With plans at the ready, the new memorial is now in the fundraising stage, and Miller pointed out the Wrangell Port Commission has been looking for signs of community support in the project. Through his contribution, he hoped it would demonstrate interest in the memorial for potential donor sources. His benches will be finished sometime in January or February, well before shovels start making way for the new memorial.

"At least people will have somewhere to sit," he said.

"The pace of the boat construction this year is much faster than usual," Larrabee commented on the program. While this is largely due to the experience and wherewithal of his eight students, he noted the schedule has had to step up in part because of changes to the school day.

In recent years the high school has transitioned away from block scheduling to daily class periods, which has reduced class times and dropped courses from eight to seven each year. The changes have also impacted participation in programs like marine fabrication and other industrial arts. Larrabee pointed out the schedule change has the effect of reducing 32 possible credits down to 28 over a student's four years. Twenty-six are required courses for graduation, meaning students have significantly less room to take on a greater variety of classes.

"My class enrollment is down this year," he said of marine fab. "We've actually had to adapt the shop to be more efficient."
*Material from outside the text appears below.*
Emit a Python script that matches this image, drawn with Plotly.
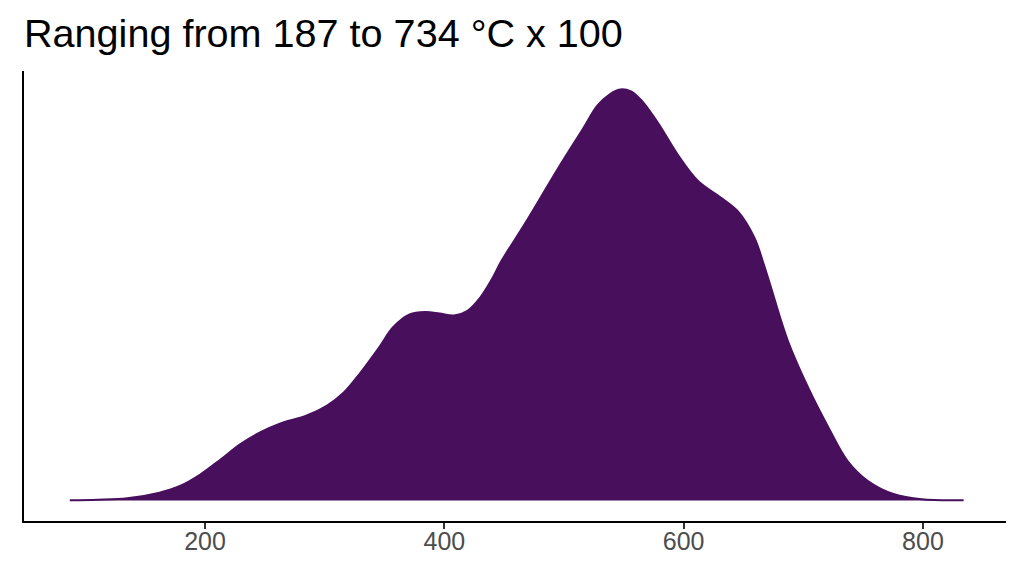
import plotly.graph_objects as go

# Temperature values (°C x 100) and relative density heights
temperature = [87, 110, 135, 162, 179, 196, 213, 229, 246, 263, 285, 302, 316, 330,
               346, 357, 371, 384, 396, 408, 419, 430, 441, 447, 469, 494, 516, 528,
               538, 547, 556, 564, 572, 580, 595, 612, 631, 645, 659, 667, 673, 687,
               704, 721, 737, 754, 776, 799, 834]
density = [0.3, 0.8, 2.2, 7.8, 14.5, 26, 41, 56, 68, 77, 85, 95, 108, 128,
           154, 173, 186, 188.5, 187, 185, 189.5, 203, 224, 238, 280, 330, 372, 395,
           406, 411, 409, 401, 389, 375, 346, 319.5, 303, 289.5, 263, 236, 213, 160,
           113, 73, 39.5, 19.5, 6.2, 1.2, 0.3]
tick_vals = [200, 400, 600, 800]
title_text = "Ranging from 187 to 734 °C x 100"

fill_color = "#480F5D"

fig = go.Figure()
fig.add_trace(go.Scatter(
    x=temperature, y=density, mode="lines",
    line=dict(color=fill_color, width=2, shape="spline", smoothing=1.0),
    fill="tozeroy", fillcolor=fill_color, hoverinfo="skip", showlegend=False,
))

fig.update_layout(
    width=1024, height=576,
    margin=dict(l=16, r=26, t=63, b=63),
    paper_bgcolor="white", plot_bgcolor="white",
    font=dict(family="Liberation Sans, Arial, sans-serif"),
    title=dict(text=title_text, x=16/1024, xanchor="left", xref="container",
               y=1 - 11/576, yanchor="top", yref="container",
               font=dict(size=39.6, color="black", family="Liberation Sans, Arial, sans-serif")),
)
fig.update_xaxes(
    range=[48.7, 869.4], tickvals=tick_vals, ticktext=[str(v) for v in tick_vals],
    showgrid=False, zeroline=False, showline=True, linecolor="black", linewidth=2,
    ticks="outside", ticklen=6, tickwidth=1.5, tickcolor="#333333",
    tickfont=dict(size=25, color="#4D4D4D"), ticklabelstandoff=-9,
)
fig.update_yaxes(
    range=[-20.5, 429.5], showgrid=False, zeroline=False, showticklabels=False,
    showline=True, linecolor="black", linewidth=2, ticks="",
)

fig.write_html("out.html")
Secondary schools principal Bill Schwan said he would be sitting down with teachers after January 1 to reevaluate the schedule as a whole, including the move from block scheduling. He also hopes to shift the enrollment process more toward an online format, and make it easier for students and parents to select classes.

"It's going to be driven by the kids, their needs and wants," Schwan said.

To that end, he said the timing of different classes would be closely looked at, to reduce potential conflicts and allow for greater variety.

"We're moving forward with visionary projects," he said, pointing out programming like electronics, robotics, three-dimensional printing and other skills. Schwan noted these were experiences kids can someday use in the workplace, something they should be encouraged to take part in.

"The sky's the limit as we look down the road," he said.

In the meantime, new technologies available at Larrabee's shop have been allowing students to adapt more efficiently. For his senior project next year, Mikel Smith plans to convert the marine fabrication's practical 3-D boat model into a Rhino-CAD program format. This would allow components of future students' boats to be cut out using the shop's computer numerical control (CNC) router, reducing the need for hand-cuts on aluminum.

Smith has been working with the CAD program since last year, and noted there are a number of commands to learn. A large manual comes with the program, but there are other ways to master it.

"How I learned is I just looked things up online," he pointed out, using instructional YouTube videos and online discussion pages to learn what he needs.

In the meantime, Smith was working out a design for his own boat by hand. Next year he plans to build an SJX 2170 jet boat, the features for which he will customize for more local uses like hunting.

Students in the program pay for their materials themselves, and the aluminum he will need will cost between $3,000 and $3,500. After the motor, bells and whistles are all added though, he anticipated the project will cost him about $10,000 – a fraction of the cost of buying one off the lot, and with the added experience of building it himself.